Water use by California residential customers is closely monitored, with new technology allowing for ever-increasing scrutiny that is reflected in regular hectoring by providers that questions everything from bathing habits to lawn care.
But 4,000 corporate and agricultural holders of “senior rights” to more than half the water from the state’s rivers and streams have virtually no controls on them, according to data collected by the Associated Press. San Francisco and Los Angeles water departments are some of the biggest rights holders.
Just 24 of these rights holders use more than double the water collected via California’s network of state and federal dams and shipped throughout the state to other users, according to the news service.
AP went to the trouble of collecting data on where trillions of gallons of water go because the state does not, at least not very accurately or efficiently.
The State Water Resources Control Board relies on self-reporting by rural water districts and government agencies that AP found suspiciously unconvincing. The state requires the reports every three years and on a rotating basis, so it never has an up-to-date tally of water usage.
The result, not surprisingly, is some ridiculous reporting by rights holders that goes unchallenged by the state. In one instance, the Hearst Corporation’s private estate Wyntoon, home of the fabled Hearst Castle, has senior water rights dating back to 1920. According to state records, the estate used 1.8 million acre-feet of water on its 67,000-acre spread in 2010, while 1,500 residents in the nearby town of Montague are just about bone dry.

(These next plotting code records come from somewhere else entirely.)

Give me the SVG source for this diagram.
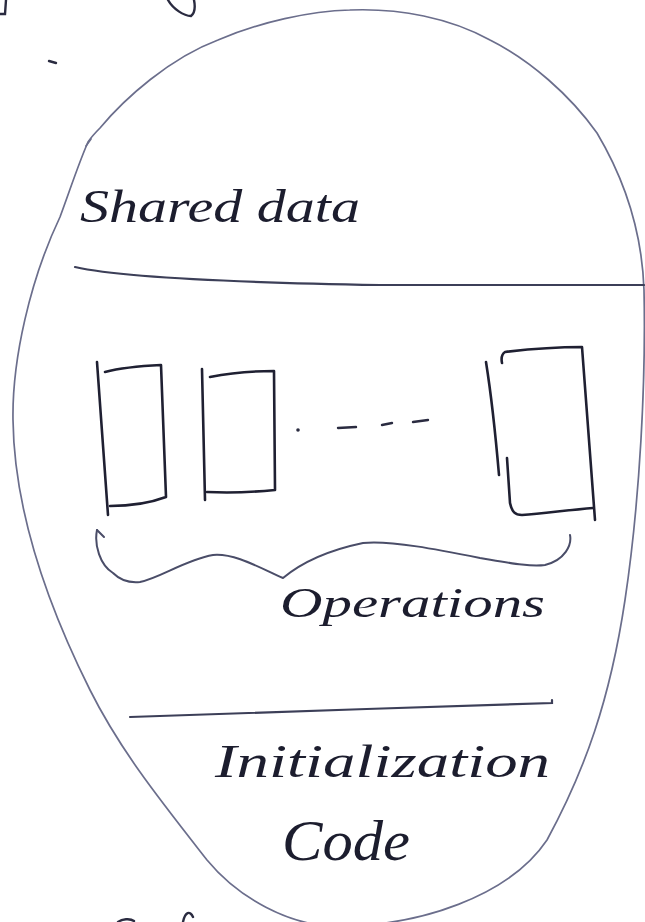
<svg xmlns="http://www.w3.org/2000/svg" width="645" height="922" viewBox="0 0 645 922">
<style>
.outline{fill:none;stroke:#6b6e8c;stroke-width:1.7;stroke-linecap:round;stroke-linejoin:round}
.rule{fill:none;stroke:#3c3f58;stroke-width:2.2;stroke-linecap:round}
.box{fill:none;stroke:#1f2032;stroke-width:2.6;stroke-linecap:round;stroke-linejoin:round}
.brace{fill:none;stroke:#4a4d68;stroke-width:2;stroke-linecap:round;stroke-linejoin:round}
.frag{fill:none;stroke:#2a2b40;stroke-width:2.4;stroke-linecap:round}
.hand{font-family:"Liberation Serif","DejaVu Serif",serif;font-style:italic;fill:#1c1d2e}
</style>
<rect width="645" height="922" fill="#ffffff"/>
<g id="fragments">
<path class="frag" d="M 0 14 L 5 14 L 6 0"/>
<path class="frag" d="M 168 0 C 173 9, 184 16, 191 16 C 196 12, 195 5, 194 0"/>
<path class="frag" d="M 49 61 L 56 63" stroke-width="4"/>
<path class="frag" d="M 118 922 C 122 919, 130 918, 134 921"/>
<path class="frag" d="M 183 922 C 185 912, 190 910, 193 917"/>
</g>
<g id="monitor">
<path class="outline" d="M 350 10 C 400 8, 450 18, 490 40 C 530 60, 570 95, 597 133 C 625 180, 642 230, 644 290 C 646 380, 640 500, 625 600 C 610 700, 585 770, 547 840 C 510 895, 420 928, 330 926 C 290 924, 240 900, 207 860 C 160 800, 120 750, 90 690 C 40 590, 14 500, 13 420 C 12 360, 30 280, 60 217 C 70 190, 78 165, 88 142 C 92 136, 96 132, 100 128 C 125 98, 170 58, 218 40 C 260 22, 310 11, 350 10"/>
<path class="outline" d="M 86 146 L 91 139"/>
</g>
<g id="connectors">
<path class="rule" d="M 75 267 C 110 275, 200 282, 380 285 L 644 285"/>
<path class="rule" d="M 130 717 C 250 713, 420 707, 552 703 L 552 700"/>
</g>
<g id="shared-data">
<text class="hand" x="80" y="222" font-size="46" textLength="280" lengthAdjust="spacingAndGlyphs">Shared data</text>
</g>
<g id="operation-1">
<path class="box" d="M 97 362 L 108 515"/>
<path class="box" d="M 105 372 C 120 368, 140 366, 161 365 L 166 497 C 150 503, 130 506, 110 506"/>
</g>
<g id="operation-2">
<path class="box" d="M 202 369 L 205 500"/>
<path class="box" d="M 210 377 C 230 373, 250 371, 274 371 L 275 490 C 255 492, 230 493, 207 492"/>
</g>
<g id="ellipsis">
<circle cx="298" cy="430" r="1.8" fill="#2a2b40"/>
<path class="frag" d="M 338 428 L 356 427"/>
<path class="frag" d="M 382 425 L 392 423"/>
<path class="frag" d="M 413 422 L 428 420"/>
</g>
<g id="operation-n">
<path class="box" d="M 486 362 C 492 400, 496 440, 499 475"/>
<path class="box" d="M 502 363 C 501 358, 502 354, 505 352 C 530 349, 560 347, 582 347 L 595 520"/>
<path class="box" d="M 507 458 C 508 475, 509 490, 510 503 C 512 512, 515 515, 522 515 C 545 513, 570 510, 593 508"/>
</g>
<g id="operations">
<path class="brace" d="M 97 530 C 94 545, 100 565, 113 573 C 120 580, 130 583, 140 582 C 160 578, 185 560, 213 555 C 235 553, 260 568, 283 578 C 295 568, 320 552, 363 543 C 390 540, 440 550, 480 558 C 510 563, 530 567, 545 565 C 565 560, 572 545, 570 535"/>
<path class="brace" d="M 97 530 L 104 537"/>
<text class="hand" x="280" y="617" font-size="42" textLength="265" lengthAdjust="spacingAndGlyphs">Operations</text>
</g>
<g id="initialization-code">
<text class="hand" x="215" y="777" font-size="46" textLength="335" lengthAdjust="spacingAndGlyphs">Initialization</text>
<text class="hand" x="282" y="860" font-size="56" textLength="128" lengthAdjust="spacingAndGlyphs">Code</text>
</g>
</svg>
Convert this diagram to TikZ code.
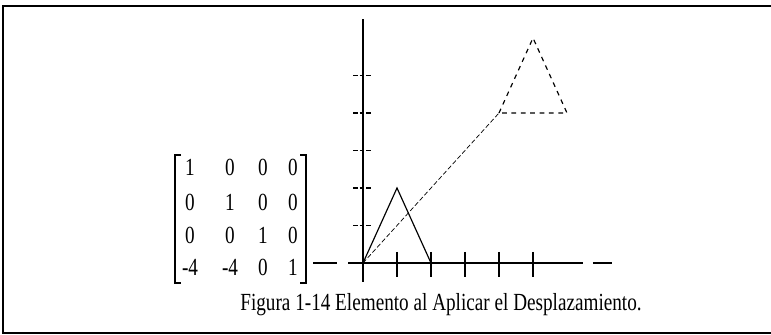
\documentclass[tikz,border=0pt]{standalone}
\usepackage{fontspec}
\setmainfont[FakeStretch=0.78]{Liberation Serif}
\usetikzlibrary{positioning}

\begin{document}
\begin{tikzpicture}[x=0.03cm,y=-0.03cm,
    every node/.style={inner sep=0pt},
    entry/.style={font=\fontsize{21}{21}\selectfont},
    axis/.style={line width=1.3pt},
    tick/.style={line width=0.9pt}]
  \useasboundingbox (0,0) rectangle (771,335);

  % frame
  \draw[line width=1pt] (771,6) -- (3,6) -- (3,333) -- (771,333);

  % matrix entries
  \foreach \row [count=\i] in {{1,0,0,0},{0,1,0,0},{0,0,1,0},{-4,-4,0,1}}
    \foreach \v [count=\j] in \row {
      \pgfmathsetmacro{\ex}{{190,230,263,293}[\j-1]}
      \pgfmathsetmacro{\ey}{{167,202,235,267}[\i-1]}
      \node[entry] (e\i\j) at (\ex,\ey) {\v};
    }
  % brackets
  \draw[line width=1.1pt] (181,155) -- (175,155) -- (175,283) -- (181,283);
  \draw[line width=1.1pt] (300,155) -- (306,155) -- (306,283) -- (300,283);

  % axes and element
  \begin{scope}[shift={(363,263)},x=1.02cm,y=1.125cm]
    \coordinate (o) at (0,0);
    \draw[axis] (0,6.5) -- (0,-0.5);
    \draw[tick] (-1.47,0) -- (-0.76,0);
    \draw[tick] (-0.44,0) -- (6.47,0);
    \draw[tick] (6.76,0) -- (7.32,0);
    \foreach \k in {1,...,5} {
      \draw[tick] (\k,0.3) -- (\k,-0.37);
      \draw[tick,dash pattern=on 4pt off 1.5pt] (-0.29,\k) -- (0.26,\k);
    }

    % original element
    \coordinate (p1) at (1,2);
    \coordinate (p2) at (2,0);
    \draw[line width=1pt] (o) -- (p1) -- (p2);

    % displaced element
    \coordinate (q0) at (4,4);
    \coordinate (q1) at (5,6);
    \coordinate (q2) at (6,4);
    \draw[line width=0.6pt,dash pattern=on 4pt off 2pt] (o) -- (q0);
    \draw[line width=1pt,dash pattern=on 4pt off 4pt] (q0) -- (q1) -- (q2) -- cycle;
  \end{scope}

  % caption
  \node[font=\fontsize{21}{21}\selectfont] (cap) at (441,305)
    {Figura 1-14 Elemento al Aplicar el Desplazamiento.};
\end{tikzpicture}
\end{document}
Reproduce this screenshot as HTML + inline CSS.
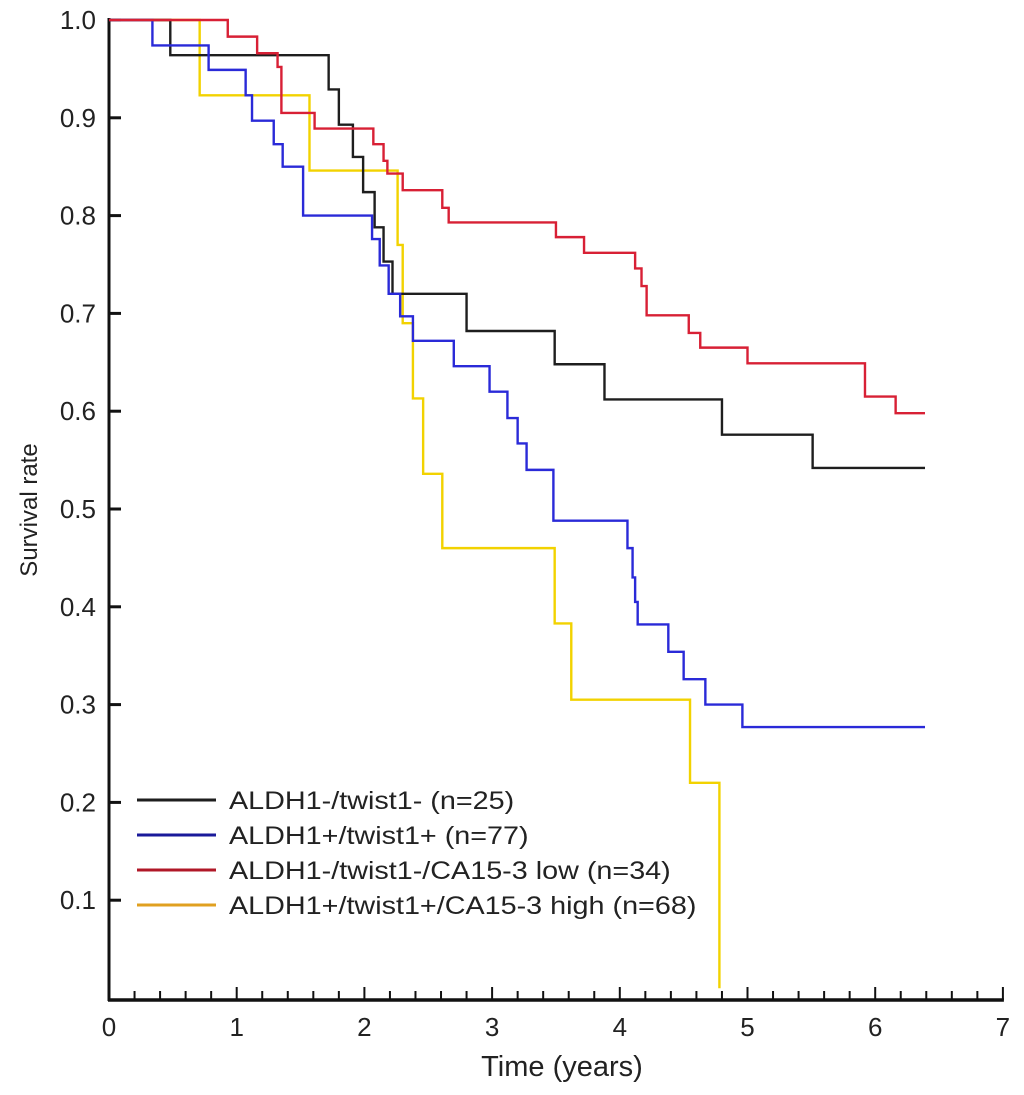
<!DOCTYPE html>
<html><head><meta charset="utf-8"><style>
html,body{margin:0;padding:0;background:#fff;}
svg{display:block;font-family:"Liberation Sans",Arial,sans-serif;}
</style></head><body>
<svg id="chart" width="1024" height="1095" viewBox="0 0 1024 1095" xmlns="http://www.w3.org/2000/svg">
<g id="axes"></g>
<g id="curves"></g>
<g id="legend"></g>
<text x="0" y="0" transform="translate(37,510) rotate(-90)" text-anchor="middle" font-size="24" fill="#222">Survival rate</text>
<text x="562" y="1076" text-anchor="middle" font-size="29" fill="#222">Time (years)</text>
</svg>
<script>
const xTicks = [0,1,2,3,4,5,6,7];
const yTicks = [1.0,0.9,0.8,0.7,0.6,0.5,0.4,0.3,0.2,0.1];
const seriesNames = ["ALDH1-/twist1- (n=25)","ALDH1+/twist1+ (n=77)","ALDH1-/twist1-/CA15-3 low  (n=34)","ALDH1+/twist1+/CA15-3 high (n=68)"];
const seriesColors = ["#1e1e1e","#2a2ad8","#d82035","#f2d200"];
const legendColors = ["#1e1e1e","#1a1a9a","#b01828","#e0a020"];
const blackT = [0,0.48,1.72,1.80,1.91,1.99,2.08,2.15,2.22,2.80,3.49,3.88,4.80,5.51,6.39];
const blackS = [1.0,0.964,0.929,0.893,0.86,0.824,0.788,0.753,0.72,0.682,0.648,0.612,0.576,0.542,0.542];
const blueT = [0,0.34,0.78,1.07,1.12,1.29,1.36,1.52,2.06,2.12,2.19,2.28,2.38,2.70,2.98,3.12,3.20,3.27,3.48,4.06,4.10,4.12,4.14,4.38,4.50,4.67,4.96,6.39];
const blueS = [1.0,0.974,0.949,0.923,0.897,0.873,0.85,0.8,0.776,0.749,0.72,0.697,0.672,0.646,0.62,0.593,0.567,0.54,0.488,0.46,0.43,0.405,0.382,0.354,0.326,0.30,0.277,0.277];
const redT = [0,0.93,1.16,1.32,1.35,1.61,2.07,2.15,2.18,2.30,2.61,2.66,3.50,3.72,4.12,4.17,4.21,4.54,4.63,5.0,5.92,6.16,6.39];
const redS = [1.0,0.983,0.966,0.952,0.905,0.889,0.873,0.856,0.843,0.826,0.808,0.793,0.778,0.762,0.746,0.728,0.698,0.68,0.665,0.649,0.615,0.598,0.598];
const yellowT = [0,0.71,1.57,2.26,2.30,2.38,2.46,2.61,3.49,3.62,4.55,4.78];
const yellowS = [1.0,0.923,0.846,0.77,0.69,0.613,0.536,0.46,0.383,0.305,0.22,0.01];

const NS="http://www.w3.org/2000/svg";
const X0=109, XU=127.7, Y1=20, YH=978;
const sx=t=>X0+t*XU;
const sy=v=>Y1+(1-v)*YH;
function mk(tag,attrs,parent){const e=document.createElementNS(NS,tag);for(const k in attrs)e.setAttribute(k,attrs[k]);parent.appendChild(e);return e;}

const axes=document.getElementById('axes');
const yAxis=mk('line',{x1:X0,y1:18,x2:X0,y2:1001,stroke:'#111','stroke-width':3},axes);


const xAxis=mk('line',{x1:X0-1,y1:1000,x2:sx(7)+1,y2:1000,stroke:'#111','stroke-width':3.5},axes);


for(let i=1;i<=35;i++){
  const t=i/5, major=(i%5===0);
  const tk=mk('line',{x1:sx(t),y1:1000,x2:sx(t),y2:major?987:991,stroke:'#111','stroke-width':2},axes);
  
  
}
xTicks.forEach(t=>{
  const tx=mk('text',{x:sx(t),y:1036,'text-anchor':'middle','font-size':26,fill:'#222'},axes);
  tx.textContent=t;
  
  
});
yTicks.forEach(v=>{
  const y = sy(v);
  const tk=mk('line',{x1:X0,y1:y,x2:X0+12,y2:y,stroke:'#111','stroke-width':3},axes);
  
  
  const tx=mk('text',{x:96,y:y+9,'text-anchor':'end','font-size':26,fill:'#222'},axes);
  tx.textContent=v.toFixed(1);
  
  
});

const curves=document.getElementById('curves');
function stepPath(T,S){
  let d='M'+sx(T[0])+','+sy(S[0]);
  for(let i=1;i<T.length;i++){d+=' H'+sx(T[i])+' V'+sy(S[i]);}
  return d;
}
const all=[[yellowT,yellowS,3,'curve-aldh1-pos-ca153-high'],[blackT,blackS,0,'curve-aldh1-neg'],[blueT,blueS,1,'curve-aldh1-pos'],[redT,redS,2,'curve-aldh1-neg-ca153-low']];
all.forEach(([T,S,ci,name])=>{
  const p=mk('path',{d:stepPath(T,S),fill:'none',stroke:seriesColors[ci],'stroke-width':2.4},curves);
  
  
});

const legend=document.getElementById('legend');
seriesNames.forEach((n,i)=>{
  const y=800+i*35;
  const l=mk('line',{x1:137,y1:y,x2:216,y2:y,stroke:legendColors[i],'stroke-width':3},legend);
  
  
  const tx=mk('text',{x:0,y:0,transform:'translate(229,'+(y+9)+') scale(1.15,1)','font-size':25,fill:'#222'},legend);
  tx.textContent=n;
  
  
});
</script>
</body></html>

That would be horrible, if true. But a spokesman for Hearst told AP that the actual use number was only 448 acre-feet, allowing a choice between alternate horrible realities of inequity and incompetence.
Many of these senior rights holders have agreements for first dibs on water that go back more than 100 years. They were exempt from state water cutbacks of 95% to farmers and municipalities instituted earlier this year. In times of drought, like now, the state lets some of them sell their water at market rates.
The state took a stab at getting a handle on water use in 2007 when it passed a law requiring 242 water districts (all but the tiniest) to file reports on how much water they delivered to customers. The Center for Investigative Reporting counted 48 that actually did it. The reports were required 10 months ago.
Reporters found a 2009 law that required additional precise data from the 55 largest water districts has been ignored by about half of them.